Later in her life, she said she was blessed when she was given the chance to raise Kelly - whose mother was a drug addict and did not want him. When she took him in, she said she considered Kelly a gift from God.
"His mum didn't want him and she threw him away," she said. "I looked down at him and this little boy – God was giving me something back into my life … my children.
"So I had this little boy. Beautiful boy, Terry, two-year-old jet-black curly hair."
She said that she raised him alongside her two grandsons after the death of her daughter from multiple sclerosis.
Walker was part of the Stolen Generation and also spoke about her traumatic childhood – which included sexual abuse and beatings – at the Moore River Native Settlement and New Norcia Mission.
She died in 2020, leaving Kelly living alone in their Carnarvon house — where locals said he became increasingly withdrawn.
Other locals who knew Kelly said they didn't "notice any unusual behaviour" in his younger years.
A woman who went to school with the alleged kidnapper said police claims about the abduction of Cleo Smith "shocked, infuriated and saddened" her.
I went to school with Terence Kelly, or Terry, as we knew him for many years," the long-term local and former classmate told PerthNow.
"I didn't notice any unusual behaviour, he was just one of the kids that I grew up with.
"His recent [alleged] actions have shocked, infuriated and saddened me, like they have most people that knew him."
It has been revealed that Kelly allegedly collected dolls and is believed to have had a significant collection in a room inside his home, which is being methodically searched by forensic officers.
Pictures from the search revealed a Bratz doll was among the items taken by police from inside the home after Cleo was rescued on November 3, 18 days after allegedly being snatched from her family's tent at Quobba Blowholes campsite.
Kelly was arrested last week after an extensive police investigation led detectives to his Carnarvon home, where four-year-old Cleo was found locked inside a room.
A tradie who worked inside the home has informed police that Kelly told him he had a young daughter.
The Australian newspaper reports the painter, who worked on the house for Western Australia's public housing department, told police he had seen a room that looked like it was decorated for a little girl, with shelves that were lined with dolls.
Kelly's former social media pages show he had an apparent interest in dolls.
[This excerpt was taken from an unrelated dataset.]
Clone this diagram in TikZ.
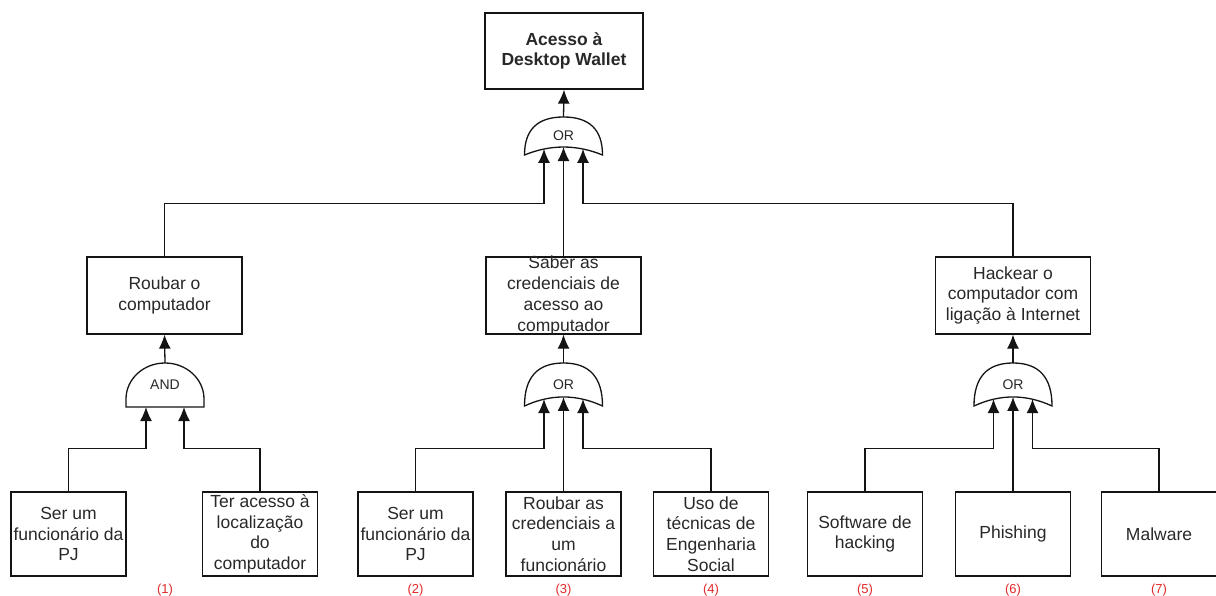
\documentclass[tikz,border=0pt]{standalone}
\usepackage{fontspec}
\setmainfont{Liberation Sans}
\usetikzlibrary{arrows.meta}

\definecolor{ink}{RGB}{20,20,20}
\definecolor{txt}{RGB}{40,40,40}
\definecolor{tag}{RGB}{225,40,40}

\tikzset{
  event/.style={draw=ink, line width=1.3pt, inner sep=0pt, minimum width=115pt, minimum height=84pt},
  midevent/.style={event, minimum width=155pt, minimum height=77pt},
  topevent/.style={event, minimum width=158pt, minimum height=76pt},
  eventtext/.style={text=txt, align=center, inner sep=0pt, font=\fontsize{17.5}{20.7}\selectfont},
  gatelbl/.style={text=txt, inner sep=0pt, font=\fontsize{14}{16}\selectfont},
  gateshape/.style={draw=ink, line width=1.3pt, fill=white},
  wire/.style={draw=ink, line width=1.3pt},
  feed/.style={wire, -{Latex[length=14pt, width=12pt]}},
  tagtext/.style={text=tag, inner sep=0pt, font=\fontsize{13}{15}\selectfont},
}

% OR gate: name, centre x, top y, bottom y (y grows downwards)
\newcommand{\orgate}[4]{%
  \pgfmathsetmacro{\gatebow}{0.42*(#4-#3)}%
  \draw[gateshape] (#2-39,#4)
     .. controls (#2-39,{#4-2/3*(#4-#3)}) and (#2-26,#3) .. (#2,#3)
     .. controls (#2+26,#3) and (#2+39,{#4-2/3*(#4-#3)}) .. (#2+39,#4)
     .. controls (#2+13,{#4-2/3*\gatebow}) and (#2-13,{#4-2/3*\gatebow}) .. cycle;
  \coordinate (#1out) at (#2,#3);
  \coordinate (#1a) at (#2-19.5,{#4-0.381*\gatebow});
  \coordinate (#1b) at (#2,{#4-0.5*\gatebow});
  \coordinate (#1c) at (#2+19.5,{#4-0.381*\gatebow});
  \node[gatelbl] (#1lbl) at (#2,{(#3+#4)/2}) {OR};
}

% AND gate: name, centre x, top y, bottom y
\newcommand{\andgate}[4]{%
  \draw[gateshape] (#2-39,#4) -- (#2-39,#4-8)
     arc[start angle=180, end angle=0, x radius=39pt, y radius={(#4-#3-8)*1pt}]
     -- (#2+39,#4) -- cycle;
  \coordinate (#1out) at (#2,#3);
  \coordinate (#1a) at (#2-19,#4);
  \coordinate (#1b) at (#2+19,#4);
  \node[gatelbl] (#1lbl) at (#2,{(#3+#4)/2}) {AND};
}

\begin{document}
\begin{tikzpicture}[x=1pt, y=-1pt]
  \useasboundingbox (0,0) rectangle (1216,596);

  % top event
  \node[topevent] (top) at (564,51) {};
  \node[eventtext, font=\fontsize{17.5}{20.7}\selectfont\bfseries] (toptxt) at (top.center) {Acesso à\\Desktop Wallet};

  % intermediate events
  \node[midevent] (m1) at (164.5,295.5) {};
  \node[eventtext] (m1txt) at (m1.center) {Roubar o\\computador};
  \node[midevent] (m2) at (563.5,295.5) {};
  \node[eventtext] (m2txt) at (m2.center) {Saber as\\credenciais de\\acesso ao\\computador};
  \node[midevent] (m3) at (1013,295.5) {};
  \node[eventtext] (m3txt) at (m3.center) {Hackear o\\computador com\\ligação à Internet};

  % basic events
  \node[event] (l1) at (68.5,534) {};
  \node[eventtext] (l1txt) at (l1.center) {Ser um\\funcionário da\\PJ};
  \node[event] (l2) at (260,534) {};
  \node[eventtext] (l2txt) at (l2.center) {Ter acesso à\\localização\\do\\computador};
  \node[event] (l3) at (415.5,534) {};
  \node[eventtext] (l3txt) at (l3.center) {Ser um\\funcionário da\\PJ};
  \node[event] (l4) at (563.5,534) {};
  \node[eventtext] (l4txt) at (l4.center) {Roubar as\\credenciais a\\um\\funcionário};
  \node[event] (l5) at (711,534) {};
  \node[eventtext] (l5txt) at (l5.center) {Uso de\\técnicas de\\Engenharia\\Social};
  \node[event] (l6) at (865,534) {};
  \node[eventtext] (l6txt) at (l6.center) {Software de\\hacking};
  \node[event] (l7) at (1013,534) {};
  \node[eventtext] (l7txt) at (l7.center) {Phishing};
  \node[event] (l8) at (1159,534) {};
  \node[eventtext] (l8txt) at (l8.center) {Malware};

  % scenario numbers
  \node[tagtext] (n1) at (165,590) {(1)};
  \node[tagtext] (n2) at (415.5,590) {(2)};
  \node[tagtext] (n3) at (563.5,590) {(3)};
  \node[tagtext] (n4) at (711,590) {(4)};
  \node[tagtext] (n5) at (865,590) {(5)};
  \node[tagtext] (n6) at (1013,590) {(6)};
  \node[tagtext] (n7) at (1159,590) {(7)};

  % gates
  \orgate{g0}{563.5}{117}{155}
  \andgate{g1}{165}{363}{407}
  \orgate{g2}{563.5}{363}{406}
  \orgate{g3}{1013}{363}{406}

  % gate outputs
  \draw[feed] (g0out) -- (top.south);
  \draw[feed] (g1out) -- (m1.south);
  \draw[feed] (g2out) -- (m2.south);
  \draw[feed] (g3out) -- (m3.south);

  % gate inputs: top OR
  \draw[feed] (m1.north) -- ++(0,-52.5) -| (g0a);
  \draw[feed] (m2.north) -- (g0b);
  \draw[feed] (m3.north) -- ++(0,-52.5) -| (g0c);

  % gate inputs: AND
  \draw[feed] (l1.north) -- ++(0,-43) -| (g1a);
  \draw[feed] (l2.north) -- ++(0,-43) -| (g1b);

  % gate inputs: middle OR
  \draw[feed] (l3.north) -- ++(0,-43) -| (g2a);
  \draw[feed] (l4.north) -- (g2b);
  \draw[feed] (l5.north) -- ++(0,-43) -| (g2c);

  % gate inputs: right OR
  \draw[feed] (l6.north) -- ++(0,-43) -| (g3a);
  \draw[feed] (l7.north) -- (g3b);
  \draw[feed] (l8.north) -- ++(0,-43) -| (g3c);
\end{tikzpicture}
\end{document}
The 36-year-old called himself Bratz DeLuca, a name appropriated from one of his favourite brands of doll.
Soon after his arrest, pictures he had posted to his Facebook account began circulating among the public, sparking widespread media coverage.
In one photo, shared to his account last April, Kelly poses with a doll inside his car.
Other pictures from his social media account show him posing with Bratz dolls and wearing a shirt bearing the Bratz dolls logo, while a separate post shows shelves lined with dolls.
Kelly was brought into custody on Tuesday last week and questioned for hours before police released a statement late on Thursday, saying he had been charged.